**Description of the task**
Quote word for word the lines below, beginning with the first and ending with the one that has "etiquetesFp, etiquetesLlicenciat, etiquetesMaster];". Drop the pictures.

**Data rows**
⟨

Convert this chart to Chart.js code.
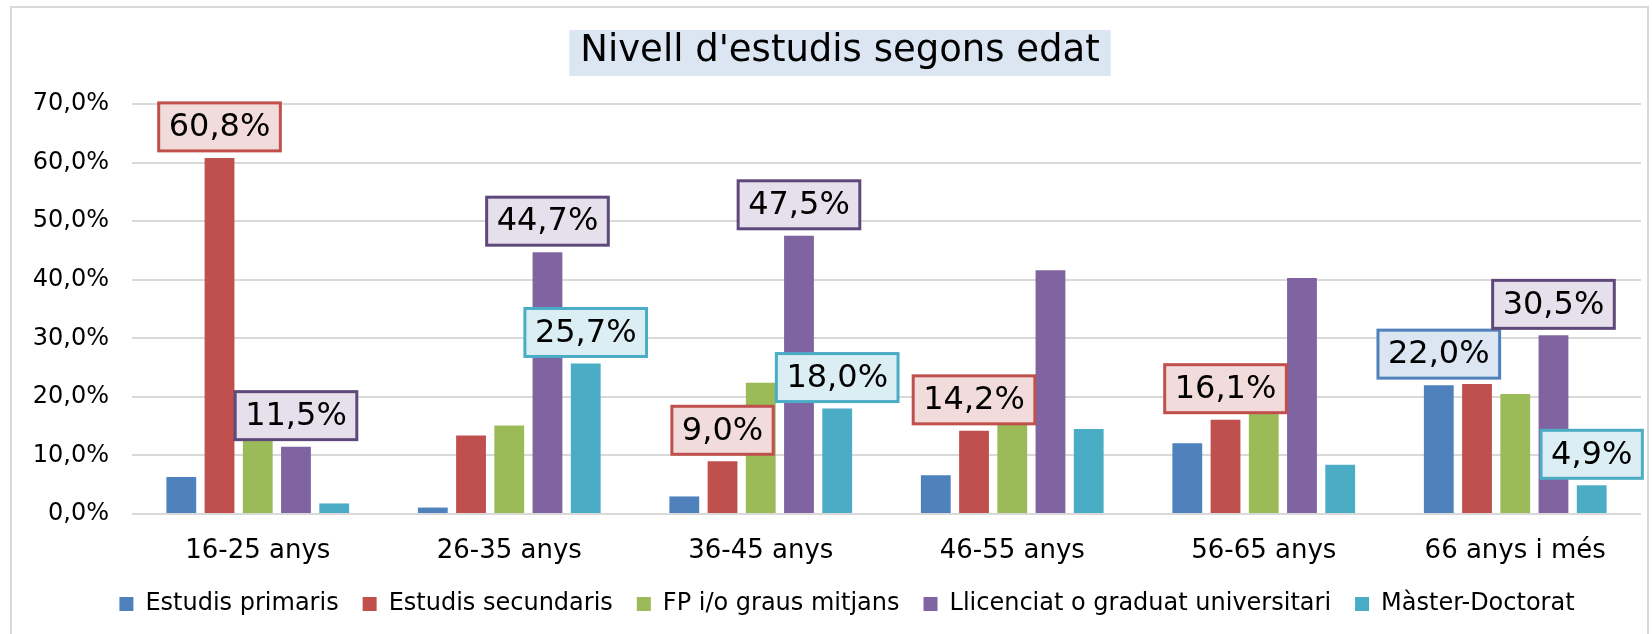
<!DOCTYPE html>
<html>
<head>
<meta charset="utf-8">
<script src="https://cdn.jsdelivr.net/npm/chart.js@4.4.0/dist/chart.umd.min.js"></script>
<style>
  html, body { margin: 0; padding: 0; background: #fff; }
  #wrap { position: relative; width: 1652px; height: 634px; }
</style>
</head>
<body>
<div id="wrap"><canvas id="myChart" width="1652" height="634"></canvas></div>
<script>
var titolGrafic = "Nivell d'estudis segons edat";
var grupsEdat = ["16-25 anys", "26-35 anys", "36-45 anys", "46-55 anys", "56-65 anys", "66 anys i més"];
var nomsSeries = ["Estudis primaris", "Estudis secundaris", "FP i/o graus mitjans", "Llicenciat o graduat universitari", "Màster-Doctorat"];

var estudisPrimaris = [6.3, 1.1, 3.0, 6.6, 12.1, 22.0];
var estudisSecundaris = [60.8, 13.4, 9.0, 14.2, 16.1, 22.2];
var fpGrausMitjans = [19.6, 15.1, 22.4, 23.1, 23.1, 20.5];
var llicenciat = [11.5, 44.7, 47.5, 41.6, 40.3, 30.5];
var masterDoctorat = [1.8, 25.7, 18.0, 14.5, 8.4, 4.9];

// quines etiquetes de dades es mostren (index del grup d'edat)
var etiquetesPrimaris = [5];
var etiquetesSecundaris = [0, 2, 3, 4];
var etiquetesFp = [];
var etiquetesLlicenciat = [0, 1, 2, 5];
var etiquetesMaster = [1, 2, 5];

var ticksEix = [0, 10, 20, 30, 40, 50, 60, 70];

var colorsBarres = ["#4f81bd", "#c0504d", "#9bbb59", "#8064a2", "#4bacc6"];
var colorsVora = ["#4f81bd", "#c0504d", "#9bbb59", "#5f497a", "#4bacc6"];
var colorsFons = ["#dce6f2", "#f2dcdb", "#ebf1de", "#e6e0ec", "#dbeef4"];

var valorsSeries = [estudisPrimaris, estudisSecundaris, fpGrausMitjans, llicenciat, masterDoctorat];
var etiquetesSeries = [etiquetesPrimaris, etiquetesSecundaris, etiquetesFp, etiquetesLlicenciat, etiquetesMaster];

var FONT = "'DejaVu Sans', Verdana, sans-serif";

function formatPct(v) {
  return v.toFixed(1).replace(".", ",") + "%";
}

var datasets = valorsSeries.map(function (vals, i) {
  return {
    label: nomsSeries[i],
    data: vals,
    backgroundColor: colorsBarres[i],
    borderWidth: 0,
    categoryPercentage: 0.76,
    barPercentage: 0.78,
  };
});

// marc del grafic i titol amb fons
var marcTitol = {
  id: "marcTitol",
  beforeDraw: function (chart) {
    var ctx = chart.ctx;
    ctx.save();
    ctx.fillStyle = "#ffffff";
    ctx.fillRect(0, 0, chart.width, chart.height);
    ctx.strokeStyle = "#d9d9d9";
    ctx.lineWidth = 2;
    ctx.strokeRect(11, 7, chart.width - 15, chart.height + 20);

    ctx.font = "37px " + FONT;
    var w = ctx.measureText(titolGrafic).width;
    var cx = 840;
    ctx.fillStyle = "#dce6f2";
    ctx.fillRect(cx - w / 2 - 11, 30, w + 22, 46);
    ctx.fillStyle = "#000";
    ctx.textAlign = "center";
    ctx.textBaseline = "middle";
    ctx.fillText(titolGrafic, cx, 51);
    ctx.restore();
  },
};

// la llegenda va una mica desplaçada a la dreta, com a l'original
var llegendaDesplacada = {
  id: "llegendaDesplacada",
  afterLayout: function (chart) {
    chart.legend.left += 14;
    chart.legend.right += 14;
  },
};

// etiquetes de dades amb requadre
var etiquetesDades = {
  id: "etiquetesDades",
  afterDatasetsDraw: function (chart) {
    var ctx = chart.ctx;
    ctx.save();
    ctx.font = "32px " + FONT;
    ctx.textAlign = "center";
    ctx.textBaseline = "middle";
    etiquetesSeries.forEach(function (idxs, s) {
      var meta = chart.getDatasetMeta(s);
      idxs.forEach(function (j) {
        var bar = meta.data[j];
        var txt = formatPct(valorsSeries[s][j]);
        var w = ctx.measureText(txt).width + 20;
        var h = 48;
        var x = bar.x - w / 2;
        var y = bar.y - 7 - h;
        ctx.fillStyle = colorsFons[s];
        ctx.fillRect(x, y, w, h);
        ctx.strokeStyle = colorsVora[s];
        ctx.lineWidth = 3;
        ctx.strokeRect(x, y, w, h);
        ctx.fillStyle = "#000";
        ctx.fillText(txt, bar.x, y + h / 2 + 1);
      });
    });
    ctx.restore();
  },
};

var ctx = document.getElementById("myChart").getContext("2d");
var myChart = new Chart(ctx, {
  type: "bar",
  data: {
    labels: grupsEdat,
    datasets: datasets,
  },
  options: {
    responsive: false,
    animation: false,
    devicePixelRatio: 1,
    layout: {
      padding: { left: 25, right: 11, top: 104, bottom: 8 },
    },
    scales: {
      x: {
        grid: { display: false },
        border: { display: false },
        afterFit: function (scale) {
          scale.height = 54;
        },
        ticks: {
          color: "#000",
          font: { family: FONT, size: 26 },
          padding: 14,
          maxRotation: 0,
        },
      },
      y: {
        min: 0,
        max: 70,
        afterBuildTicks: function (scale) {
          scale.ticks = ticksEix.map(function (v) { return { value: v }; });
        },
        afterFit: function (scale) {
          scale.width = 107;
        },
        grid: { color: "#d9d9d9", lineWidth: 2, drawTicks: false },
        border: { display: false },
        ticks: {
          color: "#000",
          font: { family: FONT, size: 24 },
          padding: 23,
          callback: function (v) { return formatPct(v); },
        },
      },
    },
    plugins: {
      title: { display: false },
      tooltip: { enabled: false },
      legend: {
        position: "bottom",
        labels: {
          color: "#000",
          font: { family: FONT, size: 24 },
          boxWidth: 14,
          boxHeight: 14,
          padding: 24,
        },
      },
    },
  },
  plugins: [marcTitol, llegendaDesplacada, etiquetesDades],
});
</script>
</body>
</html>
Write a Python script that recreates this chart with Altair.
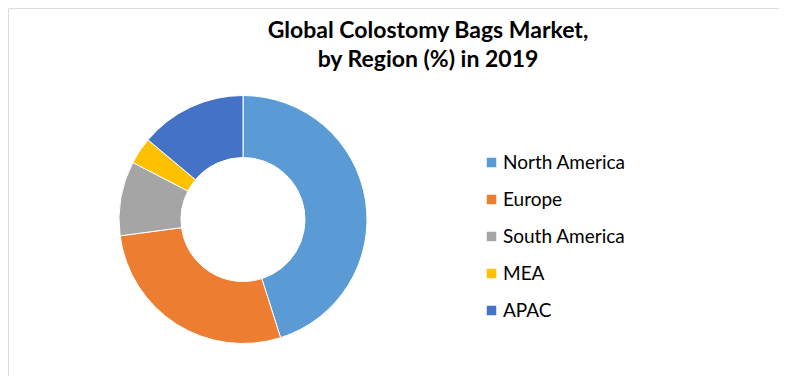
import altair as alt
import pandas as pd

regions = ["North America", "Europe", "South America", "MEA", "APAC"]
shares = [45.1, 27.8, 9.7, 3.5, 13.9]
colors = ["#5B9BD5", "#ED7D31", "#A5A5A5", "#FFC000", "#4472C4"]
title_lines = ["Global Colostomy Bags Market,", "by Region (%) in 2019"]

df = pd.DataFrame({"region": regions, "share": shares, "order": list(range(len(regions)))})

FONT = "Lato"
W, H = 771, 368

donut = alt.Chart(df).mark_arc(innerRadius=62, outerRadius=124, stroke="white", strokeWidth=1).encode(
    theta=alt.Theta("share:Q", stack=True),
    order=alt.Order("order:Q"),
    color=alt.Color(
        "region:N",
        scale=alt.Scale(domain=regions, range=colors),
        legend=alt.Legend(
            title=None,
            orient="none",
            legendX=474,
            legendY=145,
            symbolType="square",
            symbolSize=90,
            symbolStrokeWidth=0,
            labelFont=FONT,
            labelFontSize=19,
            labelColor="#000000",
            labelOffset=2,
            rowPadding=17,
            padding=0,
        ),
    ),
    x=alt.value(235),
    y=alt.value(211.5),
)

tdf = pd.DataFrame({"line": title_lines, "i": [0, 1]})
title = alt.Chart(tdf).mark_text(
    font=FONT, fontSize=23, fontWeight="bold", color="#000000", align="center", baseline="alphabetic"
).encode(
    text="line:N",
    x=alt.value(420),
    y=alt.Y("i:Q", scale=alt.Scale(domain=[0, 1], range=[30, 58.5]), axis=None),
)

chart = alt.layer(donut, title).properties(
    width=W, height=H, autosize=alt.AutoSizeParams(type="none"), padding=0
).configure_view(stroke="#8C8C8C", strokeWidth=2).configure(background="white")

chart.save("out.html", embed_options={"renderer": "svg", "actions": False})
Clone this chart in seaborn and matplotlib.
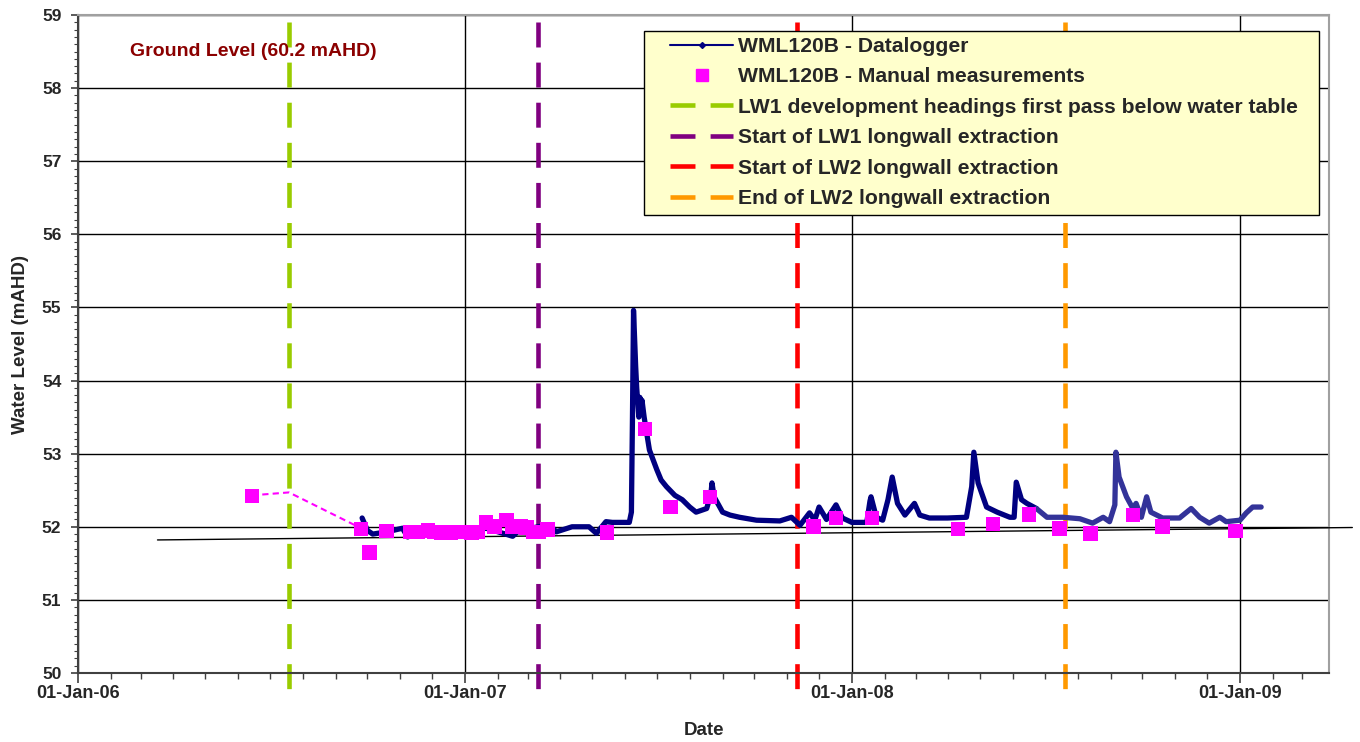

⟩

**Task result**
Convert this chart to Chart.js code.
<!DOCTYPE html>
<html>
<head>
<meta charset="utf-8">
<script src="https://cdn.jsdelivr.net/npm/chart.js@4.4.0/dist/chart.umd.min.js"></script>
<style>
  html, body { margin: 0; padding: 0; background: #fff; }
  #wrap { position: relative; width: 1652px; height: 634px; }
</style>
</head>
<body>
<div id="wrap"><canvas id="myChart" width="1652" height="634"></canvas></div>
<script>
var titolGrafic = "Nivell d'estudis segons edat";
var grupsEdat = ["16-25 anys", "26-35 anys", "36-45 anys", "46-55 anys", "56-65 anys", "66 anys i més"];
var nomsSeries = ["Estudis primaris", "Estudis secundaris", "FP i/o graus mitjans", "Llicenciat o graduat universitari", "Màster-Doctorat"];

var estudisPrimaris = [6.3, 1.1, 3.0, 6.6, 12.1, 22.0];
var estudisSecundaris = [60.8, 13.4, 9.0, 14.2, 16.1, 22.2];
var fpGrausMitjans = [19.6, 15.1, 22.4, 23.1, 23.1, 20.5];
var llicenciat = [11.5, 44.7, 47.5, 41.6, 40.3, 30.5];
var masterDoctorat = [1.8, 25.7, 18.0, 14.5, 8.4, 4.9];

// quines etiquetes de dades es mostren (index del grup d'edat)
var etiquetesPrimaris = [5];
var etiquetesSecundaris = [0, 2, 3, 4];
var etiquetesFp = [];
var etiquetesLlicenciat = [0, 1, 2, 5];
var etiquetesMaster = [1, 2, 5];

var ticksEix = [0, 10, 20, 30, 40, 50, 60, 70];

var colorsBarres = ["#4f81bd", "#c0504d", "#9bbb59", "#8064a2", "#4bacc6"];
var colorsVora = ["#4f81bd", "#c0504d", "#9bbb59", "#5f497a", "#4bacc6"];
var colorsFons = ["#dce6f2", "#f2dcdb", "#ebf1de", "#e6e0ec", "#dbeef4"];

var valorsSeries = [estudisPrimaris, estudisSecundaris, fpGrausMitjans, llicenciat, masterDoctorat];
var etiquetesSeries = [etiquetesPrimaris, etiquetesSecundaris, etiquetesFp, etiquetesLlicenciat, etiquetesMaster];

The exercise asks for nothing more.